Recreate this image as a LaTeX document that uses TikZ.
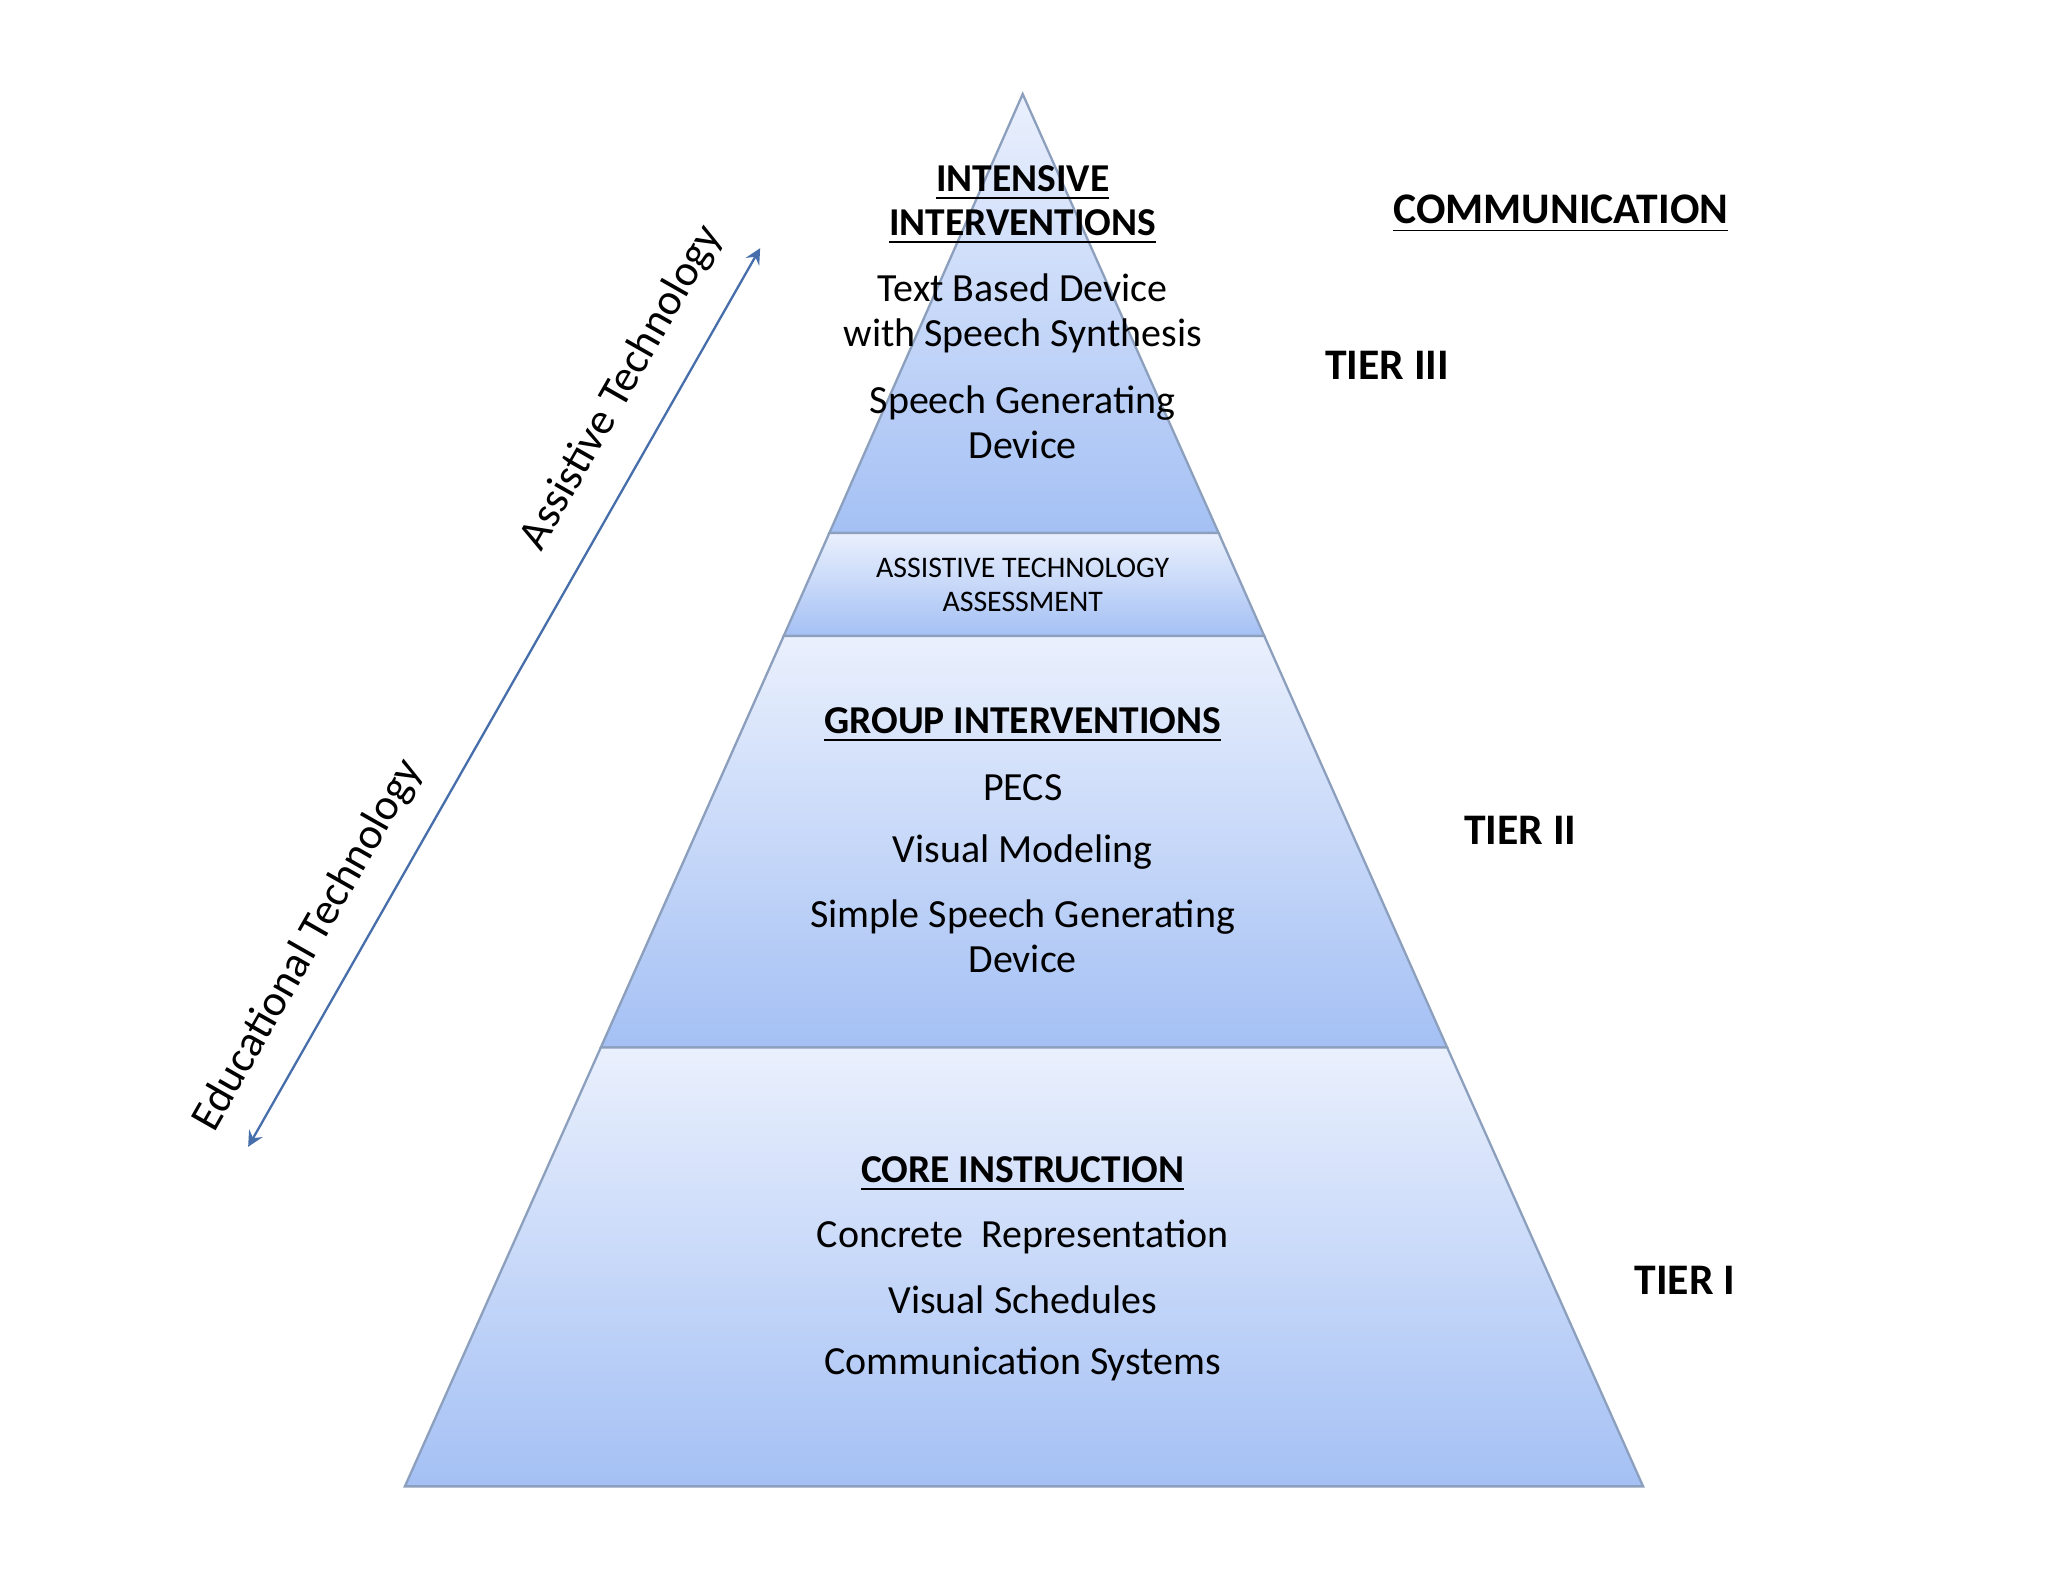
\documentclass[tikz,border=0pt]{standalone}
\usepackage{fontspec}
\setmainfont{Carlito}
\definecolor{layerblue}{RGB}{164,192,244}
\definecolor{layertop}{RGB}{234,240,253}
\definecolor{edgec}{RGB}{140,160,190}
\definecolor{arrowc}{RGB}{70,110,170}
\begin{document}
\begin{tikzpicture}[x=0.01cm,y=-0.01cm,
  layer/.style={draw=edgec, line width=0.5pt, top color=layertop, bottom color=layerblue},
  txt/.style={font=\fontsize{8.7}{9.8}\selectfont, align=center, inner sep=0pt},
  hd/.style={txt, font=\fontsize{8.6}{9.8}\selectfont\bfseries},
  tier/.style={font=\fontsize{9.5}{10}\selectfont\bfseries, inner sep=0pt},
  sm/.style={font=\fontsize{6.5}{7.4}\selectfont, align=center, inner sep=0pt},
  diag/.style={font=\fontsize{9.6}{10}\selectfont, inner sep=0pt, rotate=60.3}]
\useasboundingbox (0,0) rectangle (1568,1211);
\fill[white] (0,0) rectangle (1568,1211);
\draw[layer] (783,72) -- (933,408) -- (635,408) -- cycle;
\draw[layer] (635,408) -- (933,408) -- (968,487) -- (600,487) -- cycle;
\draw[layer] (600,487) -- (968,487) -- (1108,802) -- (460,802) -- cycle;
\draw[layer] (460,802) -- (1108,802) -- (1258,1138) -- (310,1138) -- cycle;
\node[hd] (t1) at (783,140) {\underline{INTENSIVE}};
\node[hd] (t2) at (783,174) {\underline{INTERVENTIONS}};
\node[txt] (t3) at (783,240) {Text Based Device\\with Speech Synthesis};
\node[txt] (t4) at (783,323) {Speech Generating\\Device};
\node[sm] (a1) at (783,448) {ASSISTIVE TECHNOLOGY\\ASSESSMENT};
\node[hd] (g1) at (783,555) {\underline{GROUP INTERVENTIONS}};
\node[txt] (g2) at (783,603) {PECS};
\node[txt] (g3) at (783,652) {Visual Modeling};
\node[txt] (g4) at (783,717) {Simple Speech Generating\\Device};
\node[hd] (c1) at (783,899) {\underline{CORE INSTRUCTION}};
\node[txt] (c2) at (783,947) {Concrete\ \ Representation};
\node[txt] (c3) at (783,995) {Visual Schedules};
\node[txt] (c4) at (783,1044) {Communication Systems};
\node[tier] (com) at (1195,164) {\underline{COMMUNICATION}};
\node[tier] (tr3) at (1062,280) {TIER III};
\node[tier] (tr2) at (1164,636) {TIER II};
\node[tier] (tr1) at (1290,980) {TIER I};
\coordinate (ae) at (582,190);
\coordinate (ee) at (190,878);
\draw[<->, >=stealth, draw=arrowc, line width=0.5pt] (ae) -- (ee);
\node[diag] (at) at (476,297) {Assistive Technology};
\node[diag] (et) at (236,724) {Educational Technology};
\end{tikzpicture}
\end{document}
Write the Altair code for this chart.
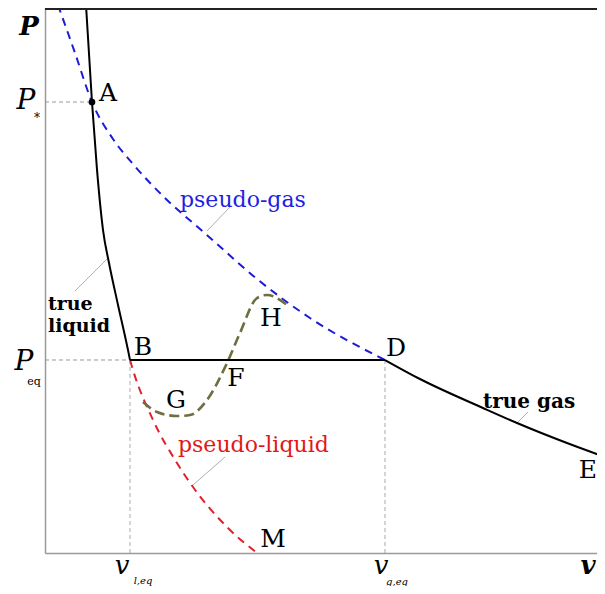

• WHAT IS REQUIRED:
All of the material above should be reproduced exactly, except the pictures.

• WORKED ANSWER:
Recreate this image as a LaTeX document that uses TikZ.
\documentclass[tikz,border=0pt]{standalone}
\usepackage{fontspec}
\setmainfont{Carlito}
\definecolor{layerblue}{RGB}{164,192,244}
\definecolor{layertop}{RGB}{234,240,253}
\definecolor{edgec}{RGB}{140,160,190}
\definecolor{arrowc}{RGB}{70,110,170}
\begin{document}
\begin{tikzpicture}[x=0.01cm,y=-0.01cm,
  layer/.style={draw=edgec, line width=0.5pt, top color=layertop, bottom color=layerblue},
  txt/.style={font=\fontsize{8.7}{9.8}\selectfont, align=center, inner sep=0pt},
  hd/.style={txt, font=\fontsize{8.6}{9.8}\selectfont\bfseries},
  tier/.style={font=\fontsize{9.5}{10}\selectfont\bfseries, inner sep=0pt},
  sm/.style={font=\fontsize{6.5}{7.4}\selectfont, align=center, inner sep=0pt},
  diag/.style={font=\fontsize{9.6}{10}\selectfont, inner sep=0pt, rotate=60.3}]
\useasboundingbox (0,0) rectangle (1568,1211);
\fill[white] (0,0) rectangle (1568,1211);
\draw[layer] (783,72) -- (933,408) -- (635,408) -- cycle;
\draw[layer] (635,408) -- (933,408) -- (968,487) -- (600,487) -- cycle;
\draw[layer] (600,487) -- (968,487) -- (1108,802) -- (460,802) -- cycle;
\draw[layer] (460,802) -- (1108,802) -- (1258,1138) -- (310,1138) -- cycle;
\node[hd] (t1) at (783,140) {\underline{INTENSIVE}};
\node[hd] (t2) at (783,174) {\underline{INTERVENTIONS}};
\node[txt] (t3) at (783,240) {Text Based Device\\with Speech Synthesis};
\node[txt] (t4) at (783,323) {Speech Generating\\Device};
\node[sm] (a1) at (783,448) {ASSISTIVE TECHNOLOGY\\ASSESSMENT};
\node[hd] (g1) at (783,555) {\underline{GROUP INTERVENTIONS}};
\node[txt] (g2) at (783,603) {PECS};
\node[txt] (g3) at (783,652) {Visual Modeling};
\node[txt] (g4) at (783,717) {Simple Speech Generating\\Device};
\node[hd] (c1) at (783,899) {\underline{CORE INSTRUCTION}};
\node[txt] (c2) at (783,947) {Concrete\ \ Representation};
\node[txt] (c3) at (783,995) {Visual Schedules};
\node[txt] (c4) at (783,1044) {Communication Systems};
\node[tier] (com) at (1195,164) {\underline{COMMUNICATION}};
\node[tier] (tr3) at (1062,280) {TIER III};
\node[tier] (tr2) at (1164,636) {TIER II};
\node[tier] (tr1) at (1290,980) {TIER I};
\coordinate (ae) at (582,190);
\coordinate (ee) at (190,878);
\draw[<->, >=stealth, draw=arrowc, line width=0.5pt] (ae) -- (ee);
\node[diag] (at) at (476,297) {Assistive Technology};
\node[diag] (et) at (236,724) {Educational Technology};
\end{tikzpicture}
\end{document}
Write the Altair code for this chart.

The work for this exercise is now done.